Aliyev ha scelto il suo vice presidente, senza cercare troppo lontano da casa

Il presidente dell'Azerbaigian ha nominato la moglie sua vice

"Nel 21esimo secolo non c'è posto per un governo dinastico". Dicono questo i membri dell'opposizione in Azerbaigian, dopo che il presidente Ilham Aliyev ha nominato la moglie come sua primo vice-presidente, conferendo così la seconda carica del Paese caucasico alla persona più vicina a sé.

Una scelta che arriva dopo che, lo scorso anno, un referendum ha emendato la costituzione azera, portando da cinque a sette gli anni di durata di un mandato presidenziale (dopo che il limite a due mandati era già stato cancellato) e creando la posizione di vice-presidente, quella ora assegnata a Mehriban Aliyeva, oltre ad eliminare i limiti d'età richiesti per ricoprire la carica.

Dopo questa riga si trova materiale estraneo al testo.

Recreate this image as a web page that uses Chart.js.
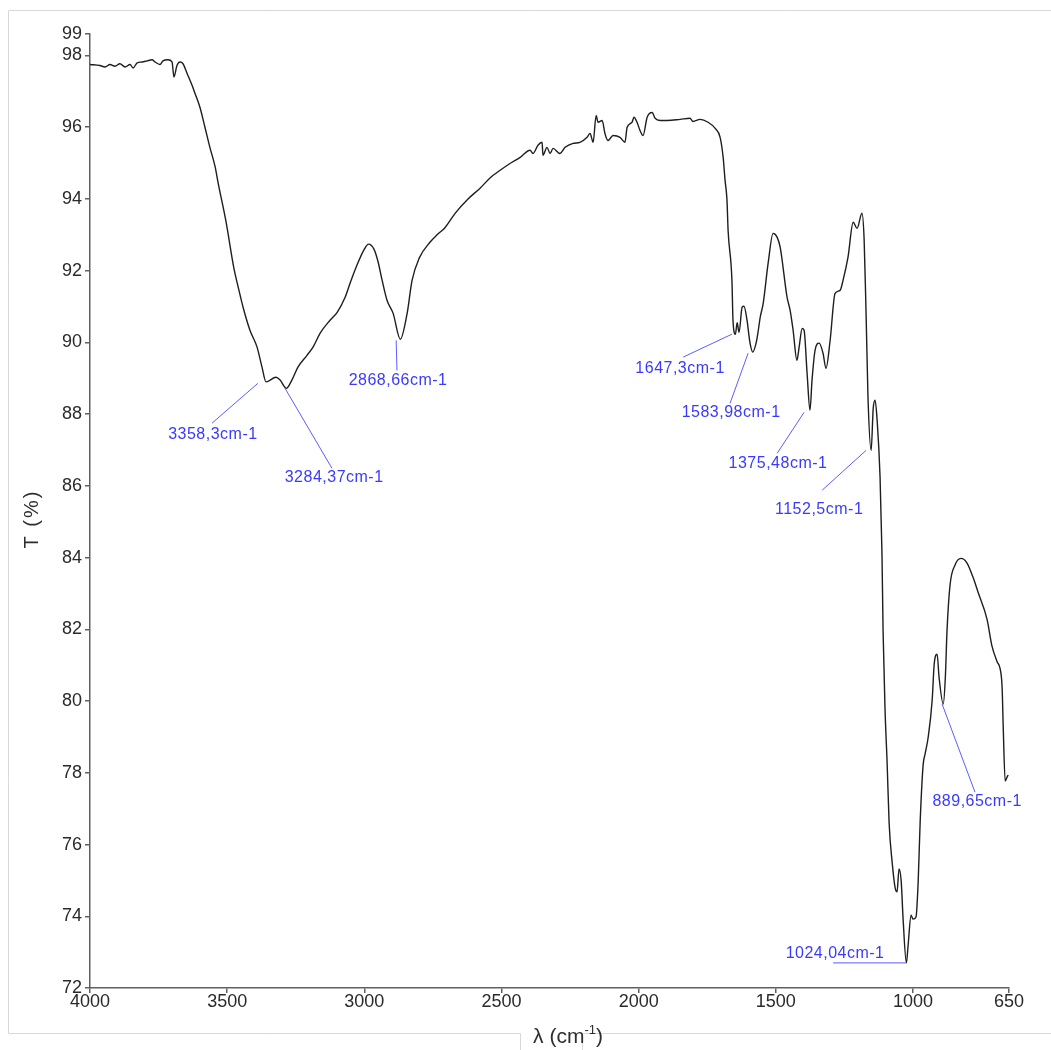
<!DOCTYPE html>
<html>
<head>
<meta charset="utf-8">
<script src="https://cdn.jsdelivr.net/npm/chart.js@4.4.1/dist/chart.umd.min.js"></script>
<style>
  html, body { margin: 0; padding: 0; background: #ffffff; }
  #wrap { position: relative; width: 1051px; height: 1050px; }
</style>
</head>
<body>
<div id="wrap"><canvas id="ftir"></canvas></div>
<script>
// FTIR spectrum: wavenumber (cm-1) and transmittance (%)
const wavenumber = [
  4000, 3964, 3945, 3927, 3909, 3891, 3872, 3854, 3843, 3829, 3810, 3792, 3774, 3763, 3745, 3734,
  3716, 3701, 3694, 3683, 3672, 3661, 3646, 3628, 3617, 3599, 3581, 3563, 3544, 3533, 3505, 3475,
  3460, 3442, 3417, 3391, 3373, 3358.3, 3322, 3307, 3284.37, 3264, 3242, 3209, 3187, 3161, 3125,
  3099, 3070, 3052, 3027, 3000, 2985, 2965, 2950, 2935, 2917, 2895, 2868.66, 2844, 2826, 2800,
  2760, 2735, 2706, 2669, 2622, 2578, 2540, 2505, 2469, 2432, 2396, 2385, 2367, 2352, 2349, 2334,
  2323, 2312, 2287, 2268, 2239, 2214, 2188, 2177, 2166, 2155, 2148, 2133, 2123, 2112, 2093, 2068,
  2050, 2042, 2024, 2017, 2006, 1995, 1984, 1969, 1951, 1940, 1922, 1896, 1849, 1813, 1802, 1776,
  1747, 1721, 1703, 1692, 1685, 1678, 1674, 1660, 1656, 1647.3, 1641, 1634, 1623, 1616, 1605, 1594,
  1583.98, 1572, 1565, 1557, 1546, 1528, 1510, 1495, 1484, 1459, 1448, 1437, 1423, 1415, 1404, 1397,
  1386, 1375.48, 1368, 1357, 1342, 1328, 1317, 1302, 1284, 1266, 1255, 1237, 1218, 1204, 1186, 1178,
  1171, 1164, 1152.5, 1145, 1138, 1131, 1120, 1113, 1109, 1102, 1094, 1087, 1076, 1065, 1058, 1051,
  1043, 1036, 1024.04, 1018, 1007, 1000, 989, 981, 974, 963, 956, 945, 930, 923, 912, 905,
  889.65, 882, 876, 865, 847, 825, 803, 781, 763, 730, 712, 693, 682, 675, 671, 664, 657, 653
];
const transmittance = [
  97.75, 97.72, 97.68, 97.75, 97.70, 97.77, 97.68, 97.75, 97.65, 97.79, 97.82, 97.85, 97.88, 97.82, 97.75, 97.85,
  97.88, 97.82, 97.40, 97.72, 97.82, 97.77, 97.50, 97.17, 96.94, 96.55, 96.00, 95.44, 94.90, 94.45, 93.40, 92.05,
  91.55, 90.98, 90.34, 89.87, 89.31, 88.90, 89.03, 88.95, 88.72, 88.95, 89.31, 89.64, 89.87, 90.26, 90.62,
  90.84, 91.26, 91.65, 92.15, 92.60, 92.74, 92.60, 92.25, 91.73, 91.17, 90.81, 90.09, 90.81, 91.73, 92.35,
  92.80, 93.00, 93.20, 93.60, 94.00, 94.30, 94.60, 94.80, 94.99, 95.16, 95.36, 95.27, 95.50, 95.58, 95.22, 95.44,
  95.27, 95.41, 95.27, 95.44, 95.55, 95.58, 95.72, 95.83, 95.58, 96.33, 96.14, 96.19, 95.83, 95.63, 95.77, 95.72,
  95.58, 96.00, 96.14, 96.28, 96.14, 95.91, 95.77, 96.28, 96.41, 96.25, 96.19, 96.19, 96.22, 96.25, 96.16, 96.22,
  96.14, 95.97, 95.72, 95.16, 94.52, 93.96, 93.13, 91.73, 90.60, 90.23, 90.55, 90.28, 90.98, 91.01, 90.62, 89.98,
  89.73, 89.98, 90.28, 90.70, 91.09, 92.21, 93.04, 92.93, 92.65, 91.26, 90.90, 90.34, 89.50, 89.87, 90.39, 90.34,
  89.14, 88.11, 88.95, 89.78, 89.98, 89.70, 89.28, 90.06, 91.37, 91.45, 91.73, 92.37, 93.35, 93.18, 93.60, 92.85,
  90.81, 88.47, 86.99, 88.16, 88.39, 87.86, 86.24, 84.10, 81.95, 79.80, 78.22, 76.60, 75.51, 74.79, 74.68, 75.32,
  74.98, 73.92, 72.70, 73.17, 74.03, 73.92, 73.98, 74.98, 76.60, 78.22, 78.52, 78.97, 80.03, 81.00, 81.31, 80.67,
  79.92, 80.67, 81.95, 83.23, 83.79, 83.98, 83.85, 83.45, 83.04, 82.28, 81.53, 81.09, 80.89, 80.36, 79.27, 77.77, 77.88, 77.94
];

// Axis ticks
const xTicks = [4000, 3500, 3000, 2500, 2000, 1500, 1000, 650];
const yTicks = [72, 74, 76, 78, 80, 82, 84, 86, 88, 90, 92, 94, 96, 98, 98.6];

// Peak labels: text, leader start, leader end, text centre (wavenumber, T)
const peakText = ['3358,3cm-1', '3284,37cm-1', '2868,66cm-1', '1647,3cm-1', '1583,98cm-1',
                  '1375,48cm-1', '1152,5cm-1', '1024,04cm-1', '889,65cm-1'];
const leaderFrom = [[3388, 88.86], [3289, 88.72], [2884, 90.06], [1660, 90.23], [1601, 89.70],
                    [1397, 88.05], [1171, 86.99], [1024.04, 72.70], [894, 79.92]];
const leaderTo = [[3555, 87.75], [3118, 86.49], [2881, 89.22], [1838, 89.59], [1667, 88.30],
                  [1495, 86.91], [1331, 85.88], [1291, 72.70], [774, 77.46]];
const labelAt = [[3552, 87.44], [3110, 86.24], [2877, 88.95], [1849, 89.28], [1663, 88.03],
                 [1492, 86.63], [1342, 85.35], [1284, 72.95], [766, 77.21]];

const FONT = "'Liberation Sans', Arial, sans-serif";
const AXIS_GREY = '#606060';

const points = wavenumber.map((w, i) => ({ x: w, y: transmittance[i] }));

// Light frame around the figure, open under the x-axis title
const framePlugin = {
  id: 'frame',
  beforeDraw(chart) {
    const ctx = chart.ctx;
    ctx.save();
    ctx.strokeStyle = '#d8d8d8';
    ctx.lineWidth = 1;
    ctx.beginPath();
    ctx.moveTo(1051, 10.5); ctx.lineTo(8.5, 10.5); ctx.lineTo(8.5, 1033.5); ctx.lineTo(520.5, 1033.5);
    ctx.lineTo(520.5, 1050);
    ctx.moveTo(582.5, 1050); ctx.lineTo(582.5, 1033.5); ctx.lineTo(1051, 1033.5);
    ctx.stroke();
    ctx.restore();
  }
};

// Axis titles (x title has a superscript)
const titlePlugin = {
  id: 'axisTitles',
  afterDraw(chart) {
    const ctx = chart.ctx;
    ctx.save();
    ctx.fillStyle = '#2e2e2e';
    ctx.translate(32, 519);
    ctx.rotate(-Math.PI / 2);
    ctx.font = '20px ' + FONT;
    ctx.letterSpacing = '2px';
    ctx.textAlign = 'center';
    ctx.textBaseline = 'middle';
    ctx.fillText('T (%)', 0, 0);
    ctx.restore();

    ctx.save();
    ctx.fillStyle = '#2e2e2e';
    ctx.textBaseline = 'alphabetic';
    ctx.textAlign = 'left';
    const main = '21px ' + FONT, sup = '13px ' + FONT;
    ctx.font = main;
    const w1 = ctx.measureText('λ (cm').width;
    const w3 = ctx.measureText(')').width;
    ctx.font = sup;
    const w2 = ctx.measureText('-1').width;
    let x = 568 - (w1 + w2 + w3) / 2;
    const base = 1043;
    ctx.font = main; ctx.fillText('λ (cm', x, base); x += w1;
    ctx.font = sup; ctx.fillText('-1', x, base - 9); x += w2;
    ctx.font = main; ctx.fillText(')', x, base);
    ctx.restore();
  }
};

// Peak labels with leader lines, placed in data coordinates
const peakPlugin = {
  id: 'peaks',
  afterDatasetsDraw(chart) {
    const ctx = chart.ctx;
    const xs = chart.scales.x, ys = chart.scales.y;
    ctx.save();
    ctx.strokeStyle = '#5c5cff';
    ctx.lineWidth = 1;
    ctx.fillStyle = '#3a3aff';
    ctx.font = '16px ' + FONT;
    ctx.letterSpacing = '0.5px';
    ctx.textAlign = 'center';
    ctx.textBaseline = 'middle';
    peakText.forEach((t, i) => {
      const a = leaderFrom[i], b = leaderTo[i], c = labelAt[i];
      ctx.beginPath();
      ctx.moveTo(xs.getPixelForValue(a[0]), ys.getPixelForValue(a[1]));
      ctx.lineTo(xs.getPixelForValue(b[0]), ys.getPixelForValue(b[1]));
      ctx.stroke();
      ctx.fillText(t, xs.getPixelForValue(c[0]), ys.getPixelForValue(c[1]));
    });
    ctx.restore();
  }
};

new Chart(document.getElementById('ftir'), {
  type: 'line',
  data: {
    datasets: [{
      data: points,
      borderColor: '#1e1e1e',
      borderWidth: 1.4,
      pointRadius: 0,
      fill: false,
      cubicInterpolationMode: 'monotone'
    }]
  },
  options: {
    responsive: true,
    maintainAspectRatio: false,
    animation: false,
    events: [],
    layout: { padding: { top: 34, right: 42, left: 0, bottom: 0 } },
    plugins: { legend: { display: false }, tooltip: { enabled: false } },
    scales: {
      x: {
        type: 'linear',
        reverse: true,
        min: 650,
        max: 4000,
        afterBuildTicks(scale) { scale.ticks = xTicks.map(v => ({ value: v })); },
        afterFit(scale) { scale.height = 62; },
        grid: { drawOnChartArea: false, drawTicks: true, tickLength: 5, color: AXIS_GREY, lineWidth: 1.5 },
        border: { color: AXIS_GREY, width: 1.5 },
        ticks: { autoSkip: false, maxRotation: 0, padding: -2, color: '#2a2a2a',
                 font: { family: FONT, size: 18 }, callback: v => String(v) }
      },
      y: {
        type: 'linear',
        min: 72,
        max: 98.6,
        afterBuildTicks(scale) { scale.ticks = yTicks.map(v => ({ value: v })); },
        afterFit(scale) { scale.width = 90; },
        grid: { drawOnChartArea: false, drawTicks: true, tickLength: 5, color: AXIS_GREY, lineWidth: 1.5 },
        border: { color: AXIS_GREY, width: 1.5 },
        ticks: { autoSkip: false, padding: 3, color: '#2a2a2a',
                 font: { family: FONT, size: 18 }, callback: v => String(Math.round(v)) }
      }
    }
  },
  plugins: [framePlugin, peakPlugin, titlePlugin]
});
</script>
</body>
</html>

La 52nne moglie del presidente è vice-presidente del gruppo parlamentare di Yeni Azerbaycan (Nuovo Azerbaigian), il partito del marito, in cui è arrivata nel 2005, due anni dopo che, alla morte del padre Heydar, che aveva guidato il Paese a partire dal 1993, Ilham ne ha preso il posto.

"Questa mossa riporta l'Azerbaigian ai tempi del Medioevo, del feudalesimo", ha detto alla France Press Isa Gambar, leader del partito d'opposizione Musavat. Con le modifiche costituzionali apportate dopo il referendum, sarebbe la Aliyeva a prendere le decisioni al posto del presidente (al posto del marito, quindi) in caso lui non ne fosse più in grado. Prima del 2016 il compito sarebbe spettato al primo ministro.

Da tempo l'Azerbaigian è sotto accusa per la persecuzione di giornalisti, oppositori e attivisti per i diritti umani. Il caso più emblematico è quello di Khadija Ismayilova, giornalista d'inchiesta che ha scontato diciassette mesi di carcere nel Paese, ufficialmente per crimini finanziari, ma secondo lei e chi la sostiene per avere trattato a lungo delle accuse di corruzione al presidente e alla sua famiglia.

La giornalista, tuttora sottoposta a divieto d'espatrio, all'inizio di febbraio ha in video-conferenza, tra mille difficoltà, a un panel sui diritti umani a Bruxelles. A pochi minuti dall'appuntamento - ha accusato - le è stata staccata la connessione, la corrente è saltata in tutto il quartiere in cui vive e anche la rete mobile ha smesso di funzionare. "Ondate di arresti", ha scritto su facebook, hanno preceduto la scelta del primo vice presidente.

Ha poi aggiunto causticamente: "Nel caso qualcuno osasse protestare".